EXERCISE BRIEF: Exactly as written, quote every line that follows, skipping the images.

SUPPLIED INFORMATION:
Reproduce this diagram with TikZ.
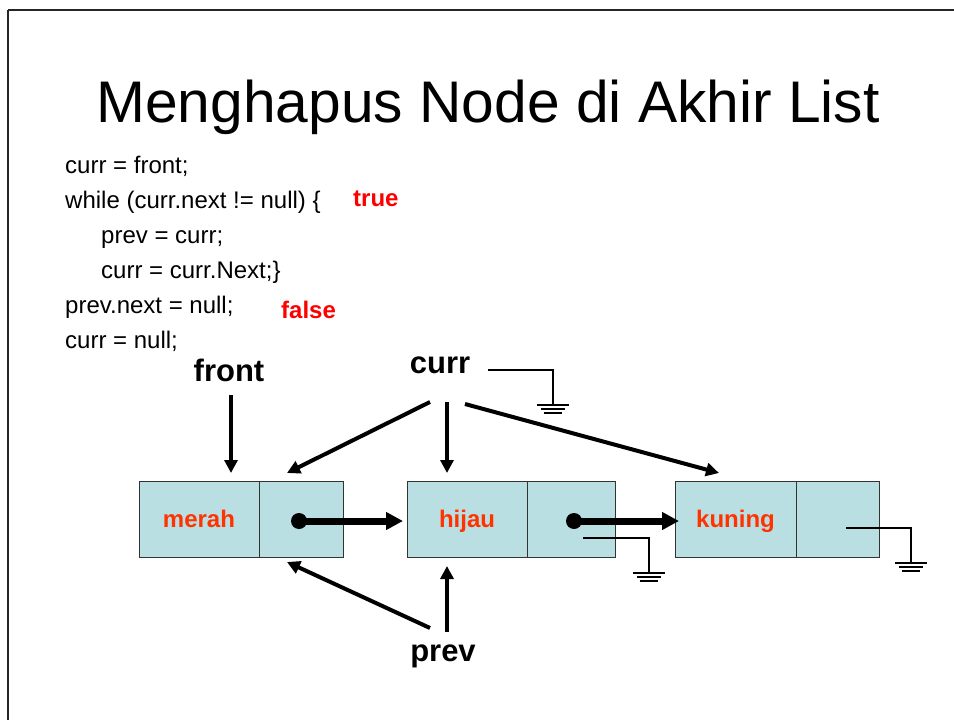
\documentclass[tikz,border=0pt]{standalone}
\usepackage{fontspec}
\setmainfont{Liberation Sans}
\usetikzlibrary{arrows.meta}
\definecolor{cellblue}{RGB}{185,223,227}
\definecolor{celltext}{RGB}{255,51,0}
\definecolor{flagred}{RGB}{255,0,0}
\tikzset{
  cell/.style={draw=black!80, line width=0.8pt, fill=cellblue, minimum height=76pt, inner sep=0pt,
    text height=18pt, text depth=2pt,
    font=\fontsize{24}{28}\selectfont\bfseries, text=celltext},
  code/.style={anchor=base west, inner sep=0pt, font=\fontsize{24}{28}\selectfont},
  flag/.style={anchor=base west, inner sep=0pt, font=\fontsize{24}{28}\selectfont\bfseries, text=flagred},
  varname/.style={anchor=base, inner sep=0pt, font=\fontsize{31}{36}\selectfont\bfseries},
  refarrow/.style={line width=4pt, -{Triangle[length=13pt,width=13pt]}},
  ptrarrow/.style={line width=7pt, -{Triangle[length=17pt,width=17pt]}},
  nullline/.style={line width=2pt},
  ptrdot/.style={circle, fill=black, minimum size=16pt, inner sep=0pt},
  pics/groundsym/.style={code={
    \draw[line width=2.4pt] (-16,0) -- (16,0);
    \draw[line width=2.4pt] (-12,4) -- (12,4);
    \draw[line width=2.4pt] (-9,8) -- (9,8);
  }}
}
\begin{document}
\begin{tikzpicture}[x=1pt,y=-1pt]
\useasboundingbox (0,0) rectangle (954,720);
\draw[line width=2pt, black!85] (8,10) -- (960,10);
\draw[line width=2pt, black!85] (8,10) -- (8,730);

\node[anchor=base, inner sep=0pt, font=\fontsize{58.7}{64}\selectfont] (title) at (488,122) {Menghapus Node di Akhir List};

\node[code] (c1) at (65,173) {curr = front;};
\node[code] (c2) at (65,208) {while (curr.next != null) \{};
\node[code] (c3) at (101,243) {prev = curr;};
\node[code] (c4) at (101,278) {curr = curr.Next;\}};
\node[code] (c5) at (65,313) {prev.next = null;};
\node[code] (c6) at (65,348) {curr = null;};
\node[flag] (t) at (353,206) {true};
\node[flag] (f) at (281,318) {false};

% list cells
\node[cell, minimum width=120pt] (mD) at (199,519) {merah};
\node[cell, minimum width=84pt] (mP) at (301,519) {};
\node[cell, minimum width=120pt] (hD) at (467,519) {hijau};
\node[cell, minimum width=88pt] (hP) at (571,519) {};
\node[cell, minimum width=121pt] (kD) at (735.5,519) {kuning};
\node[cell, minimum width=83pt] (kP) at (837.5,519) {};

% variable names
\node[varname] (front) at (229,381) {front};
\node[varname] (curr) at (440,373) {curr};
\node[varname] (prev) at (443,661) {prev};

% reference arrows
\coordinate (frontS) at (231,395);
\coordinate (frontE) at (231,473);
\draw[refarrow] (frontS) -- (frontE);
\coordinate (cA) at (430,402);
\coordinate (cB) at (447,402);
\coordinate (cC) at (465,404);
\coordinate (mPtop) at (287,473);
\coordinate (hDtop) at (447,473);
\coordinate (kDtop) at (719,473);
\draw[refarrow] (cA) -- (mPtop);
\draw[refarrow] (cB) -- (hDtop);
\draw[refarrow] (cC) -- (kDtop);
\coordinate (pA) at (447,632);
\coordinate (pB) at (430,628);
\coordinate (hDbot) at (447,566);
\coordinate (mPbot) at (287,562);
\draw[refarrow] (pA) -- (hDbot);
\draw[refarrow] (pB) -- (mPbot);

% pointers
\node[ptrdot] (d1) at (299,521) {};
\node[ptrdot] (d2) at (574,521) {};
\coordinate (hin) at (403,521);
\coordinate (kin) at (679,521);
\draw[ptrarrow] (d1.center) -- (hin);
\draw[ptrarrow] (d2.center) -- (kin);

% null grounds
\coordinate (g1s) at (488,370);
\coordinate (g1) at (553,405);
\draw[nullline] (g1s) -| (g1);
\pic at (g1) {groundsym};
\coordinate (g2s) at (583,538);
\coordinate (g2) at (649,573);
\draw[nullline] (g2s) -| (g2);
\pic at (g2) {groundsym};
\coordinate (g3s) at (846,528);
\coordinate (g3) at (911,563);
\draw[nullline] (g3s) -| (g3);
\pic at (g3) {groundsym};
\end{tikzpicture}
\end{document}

CORRECT RESULT:
Reproduce this diagram with TikZ.
\documentclass[tikz,border=0pt]{standalone}
\usepackage{fontspec}
\setmainfont{Liberation Sans}
\usetikzlibrary{arrows.meta}
\definecolor{cellblue}{RGB}{185,223,227}
\definecolor{celltext}{RGB}{255,51,0}
\definecolor{flagred}{RGB}{255,0,0}
\tikzset{
  cell/.style={draw=black!80, line width=0.8pt, fill=cellblue, minimum height=76pt, inner sep=0pt,
    text height=18pt, text depth=2pt,
    font=\fontsize{24}{28}\selectfont\bfseries, text=celltext},
  code/.style={anchor=base west, inner sep=0pt, font=\fontsize{24}{28}\selectfont},
  flag/.style={anchor=base west, inner sep=0pt, font=\fontsize{24}{28}\selectfont\bfseries, text=flagred},
  varname/.style={anchor=base, inner sep=0pt, font=\fontsize{31}{36}\selectfont\bfseries},
  refarrow/.style={line width=4pt, -{Triangle[length=13pt,width=13pt]}},
  ptrarrow/.style={line width=7pt, -{Triangle[length=17pt,width=17pt]}},
  nullline/.style={line width=2pt},
  ptrdot/.style={circle, fill=black, minimum size=16pt, inner sep=0pt},
  pics/groundsym/.style={code={
    \draw[line width=2.4pt] (-16,0) -- (16,0);
    \draw[line width=2.4pt] (-12,4) -- (12,4);
    \draw[line width=2.4pt] (-9,8) -- (9,8);
  }}
}
\begin{document}
\begin{tikzpicture}[x=1pt,y=-1pt]
\useasboundingbox (0,0) rectangle (954,720);
\draw[line width=2pt, black!85] (8,10) -- (960,10);
\draw[line width=2pt, black!85] (8,10) -- (8,730);

\node[anchor=base, inner sep=0pt, font=\fontsize{58.7}{64}\selectfont] (title) at (488,122) {Menghapus Node di Akhir List};

\node[code] (c1) at (65,173) {curr = front;};
\node[code] (c2) at (65,208) {while (curr.next != null) \{};
\node[code] (c3) at (101,243) {prev = curr;};
\node[code] (c4) at (101,278) {curr = curr.Next;\}};
\node[code] (c5) at (65,313) {prev.next = null;};
\node[code] (c6) at (65,348) {curr = null;};
\node[flag] (t) at (353,206) {true};
\node[flag] (f) at (281,318) {false};

% list cells
\node[cell, minimum width=120pt] (mD) at (199,519) {merah};
\node[cell, minimum width=84pt] (mP) at (301,519) {};
\node[cell, minimum width=120pt] (hD) at (467,519) {hijau};
\node[cell, minimum width=88pt] (hP) at (571,519) {};
\node[cell, minimum width=121pt] (kD) at (735.5,519) {kuning};
\node[cell, minimum width=83pt] (kP) at (837.5,519) {};

% variable names
\node[varname] (front) at (229,381) {front};
\node[varname] (curr) at (440,373) {curr};
\node[varname] (prev) at (443,661) {prev};

% reference arrows
\coordinate (frontS) at (231,395);
\coordinate (frontE) at (231,473);
\draw[refarrow] (frontS) -- (frontE);
\coordinate (cA) at (430,402);
\coordinate (cB) at (447,402);
\coordinate (cC) at (465,404);
\coordinate (mPtop) at (287,473);
\coordinate (hDtop) at (447,473);
\coordinate (kDtop) at (719,473);
\draw[refarrow] (cA) -- (mPtop);
\draw[refarrow] (cB) -- (hDtop);
\draw[refarrow] (cC) -- (kDtop);
\coordinate (pA) at (447,632);
\coordinate (pB) at (430,628);
\coordinate (hDbot) at (447,566);
\coordinate (mPbot) at (287,562);
\draw[refarrow] (pA) -- (hDbot);
\draw[refarrow] (pB) -- (mPbot);

% pointers
\node[ptrdot] (d1) at (299,521) {};
\node[ptrdot] (d2) at (574,521) {};
\coordinate (hin) at (403,521);
\coordinate (kin) at (679,521);
\draw[ptrarrow] (d1.center) -- (hin);
\draw[ptrarrow] (d2.center) -- (kin);

% null grounds
\coordinate (g1s) at (488,370);
\coordinate (g1) at (553,405);
\draw[nullline] (g1s) -| (g1);
\pic at (g1) {groundsym};
\coordinate (g2s) at (583,538);
\coordinate (g2) at (649,573);
\draw[nullline] (g2s) -| (g2);
\pic at (g2) {groundsym};
\coordinate (g3s) at (846,528);
\coordinate (g3) at (911,563);
\draw[nullline] (g3s) -| (g3);
\pic at (g3) {groundsym};
\end{tikzpicture}
\end{document}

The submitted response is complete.